| Records with drawing code |

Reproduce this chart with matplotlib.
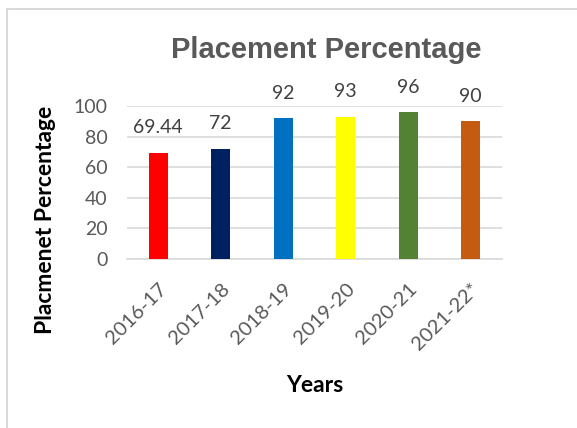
import matplotlib.pyplot as plt
from matplotlib.patches import Rectangle

years = ['2016-17', '2017-18', '2018-19', '2019-20', '2020-21', '2021-22*']
placement = [69.44, 72, 92, 93, 96, 90]
value_labels = ['69.44', '72', '92', '93', '96', '90']
bar_colors = ['#FF0000', '#002060', '#0070C0', '#FFFF00', '#548235', '#C55A11']
y_ticks = [0, 20, 40, 60, 80, 100]

plt.rcParams['font.family'] = ['Lato', 'DejaVu Sans']

fig = plt.figure(figsize=(5.77, 4.28), dpi=100)
ax = fig.add_axes([0.220, 0.395, 0.650, 0.357])

# light frame around the chart area
fig.patches.append(Rectangle((7 / 577, -0.1), 1.0, 1.0 - 9 / 428 + 0.1, transform=fig.transFigure,
                             fill=False, edgecolor='#d9d9d9', linewidth=1.5))

x = range(len(years))
ax.bar(x, placement, width=0.31, color=bar_colors, zorder=3)

for i, v in enumerate(placement):
    ax.annotate(value_labels[i], (i, v), xytext=(0, 12), textcoords='offset points',
                ha='center', va='bottom', fontsize=14, color='#404040')

ax.set_xlim(-0.5, len(years) - 0.5)
ax.set_ylim(0, 100)
ax.set_yticks(y_ticks)
ax.yaxis.grid(True, color='#d9d9d9', linewidth=1.2, zorder=0)
ax.tick_params(axis='y', length=0, labelsize=14, labelcolor='#595959', pad=14)
ax.tick_params(axis='x', length=0, labelsize=14.5, labelcolor='#595959', pad=15)
ax.set_xticks(list(x))
ax.set_xticklabels(years, rotation=45, ha='right', rotation_mode='anchor')
for s in ['top', 'right', 'left']:
    ax.spines[s].set_visible(False)
ax.spines['bottom'].set_color('#d9d9d9')
ax.spines['bottom'].set_linewidth(1.2)

fig.text(326 / 577, 1 - 50 / 428, 'Placement Percentage', ha='center', va='center',
         fontsize=21, fontweight='bold', color='#595959',
         family=['Liberation Sans Narrow', 'Liberation Sans', 'DejaVu Sans'])
fig.text(46 / 577, 1 - 220 / 428, 'Placmenet Percentage', rotation=90, ha='center', va='center',
         fontsize=16.5, fontweight='bold', color='black')
fig.text(315 / 577, 1 - 385 / 428, 'Years', ha='center', va='center',
         fontsize=16.5, fontweight='bold', color='black')

fig.savefig('out.png', dpi=100)
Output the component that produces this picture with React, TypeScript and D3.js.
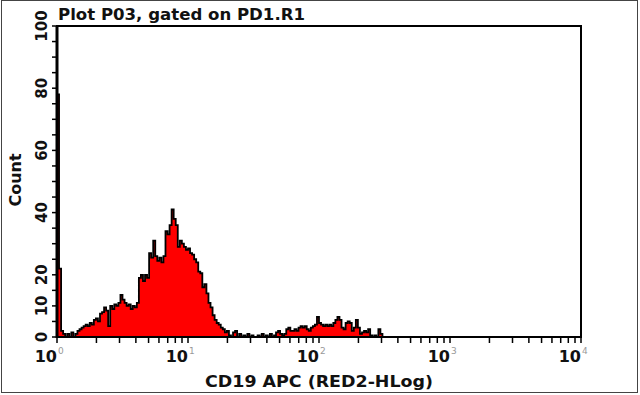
import React from "react";
import * as d3 from "d3";

const title = "Plot P03, gated on PD1.R1";
const xTitle = "CD19 APC (RED2-HLog)";
const yTitle = "Count";
const yTickLabels = [0, 10, 20, 40, 60, 80, 100];
const xDecades = [0, 1, 2, 3, 4];
const channelsTotal = 256;
// counts per channel (256 channels over 4 decades), channels beyond the list are 0
const counts = [
  78, 22, 2, 1, 0, 1, 0, 1.5, 0, 1,
  2, 2.5, 3, 3.5, 4, 3.5, 4.5, 4, 5.5, 6,
  5, 7.5, 8, 9.5, 8.5, 3.5, 10, 9, 10.5, 10,
  11, 13.5, 12, 11, 10, 10.5, 9, 10, 9.5, 11,
  19, 20, 18, 20, 19, 27, 25.5, 31, 26, 24.5,
  25.5, 24, 26, 34, 33, 36, 41, 38, 36, 29,
  31, 30, 29, 28, 28.5, 27, 26.5, 25, 24, 21,
  20.5, 16, 17, 14, 11, 9.5, 7, 5.5, 4.5, 4,
  3, 2.5, 1.5, 2, 0.5, 0, 1.5, 2, 0, 1,
  0, 0.5, 0, 1, 0, 0.5, 0, 0, 0.5, 0,
  1, 0, 0.5, 0, 1, 0, 0.5, 1.5, 2, 1,
  0.5, 1, 2.5, 3, 2, 2, 2.5, 2, 3, 3.5,
  3, 3.5, 2.5, 2, 3, 3.5, 4, 6.5, 4.5, 4,
  3.5, 4, 3.5, 4, 3.5, 4.5, 5.5, 6.5, 5.5, 3,
  2.5, 4.5, 5, 4.5, 2, 3, 5.5, 3, 1, 1.5,
  2, 1.5, 2.5, 0.5, 0, 0.5, 0, 2.5, 1, 0,
];

const W = 640;
const H = 395;
const box = { left: 57, top: 26, right: 581, bottom: 337 };
const FONT = "'DejaVu Sans', sans-serif";

export default function App() {
  const x = d3.scaleLog().domain([1, 1e4]).range([box.left, box.right]);
  const y = d3.scaleLinear().domain([0, 100]).range([box.bottom, box.top]);
  const chX = (i: number) => x(Math.pow(10, (i * 4) / channelsTotal));

  const pts: [number, number][] = [];
  counts.forEach((c, i) => pts.push([chX(i), c]));
  pts.push([chX(counts.length), 0]);
  const area = d3
    .area<[number, number]>()
    .x((d) => d[0])
    .y0(y(0))
    .y1((d) => y(d[1]))
    .curve(d3.curveStepAfter);
  const line = d3
    .line<[number, number]>()
    .x((d) => d[0])
    .y((d) => y(d[1]))
    .curve(d3.curveStepAfter);

  const yMinor = d3.range(0, 101, 5);
  const xMinor: number[] = [];
  for (let dcd = 0; dcd < 4; dcd++) {
    for (let k = 1; k <= 9; k++) xMinor.push(k * Math.pow(10, dcd));
  }
  xMinor.push(1e4);

  return (
    <svg
      width={W}
      height={H}
      style={{ position: "absolute", left: 0, top: 0, background: "#fff" }}
    >
      <rect x={1.5} y={0.5} width={636} height={392} fill="none" stroke="#444" strokeWidth={1} />
      <text
        x={box.left + 1}
        y={20}
        fontFamily={FONT}
        fontSize={16}
        fontWeight="bold"
        fill="#111"
        textLength={247}
        lengthAdjust="spacingAndGlyphs"
      >
        {title}
      </text>
      {/* histogram */}
      <path d={area(pts) || ""} fill="#ff0000" />
      <path d={line(pts) || ""} fill="none" stroke="#000" strokeWidth={1.8} />
      {/* box */}
      <rect
        x={box.left}
        y={box.top}
        width={box.right - box.left}
        height={box.bottom - box.top}
        fill="none"
        stroke="#000"
        strokeWidth={2}
      />
      <line x1={box.left} x2={box.left} y1={box.top} y2={box.bottom + 1} stroke="#000" strokeWidth={3} />
      {/* y ticks */}
      {yMinor.map((v) => (
        <line key={"yt" + v} x1={box.left - 5} x2={box.left} y1={y(v)} y2={y(v)} stroke="#000" strokeWidth={1.5} />
      ))}
      {yTickLabels.map((v) => (
        <text
          key={"yl" + v}
          transform={`translate(${47},${y(v)}) rotate(-90)`}
          textAnchor="middle"
          fontFamily={FONT}
          fontSize={15}
          fontWeight="bold"
          fill="#111"
        >
          {v}
        </text>
      ))}
      <text
        transform={`translate(${21},${180}) rotate(-90)`}
        textAnchor="middle"
        fontFamily={FONT}
        fontSize={16}
        fontWeight="bold"
        fill="#111"
      >
        {yTitle}
      </text>
      {/* x ticks */}
      {xMinor.map((v, i) => (
        <line key={"xt" + i} x1={x(v)} x2={x(v)} y1={box.bottom} y2={box.bottom + 6} stroke="#000" strokeWidth={1.5} />
      ))}
      {xDecades.map((dd) => (
        <g key={"xl" + dd}>
          <text x={x(Math.pow(10, dd))} y={362} textAnchor="end" fontFamily={FONT} fontSize={16} fontWeight="bold" fill="#111">
            10
          </text>
          <text x={x(Math.pow(10, dd)) + 1} y={354} fontFamily={FONT} fontSize={9} fill="#999">
            {dd}
          </text>
        </g>
      ))}
      <text
        x={(box.left + box.right) / 2}
        y={387}
        textAnchor="middle"
        fontFamily={FONT}
        fontSize={16}
        fontWeight="bold"
        fill="#111"
        textLength={228}
        lengthAdjust="spacingAndGlyphs"
      >
        {xTitle}
      </text>
    </svg>
  );
}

| GIVEN INSTRUCTION |
Search the data above for lines holding "React" and copy each of them.

| COMPLETE ANSWER |
Output the component that produces this picture with React, TypeScript and D3.js.
import React from "react";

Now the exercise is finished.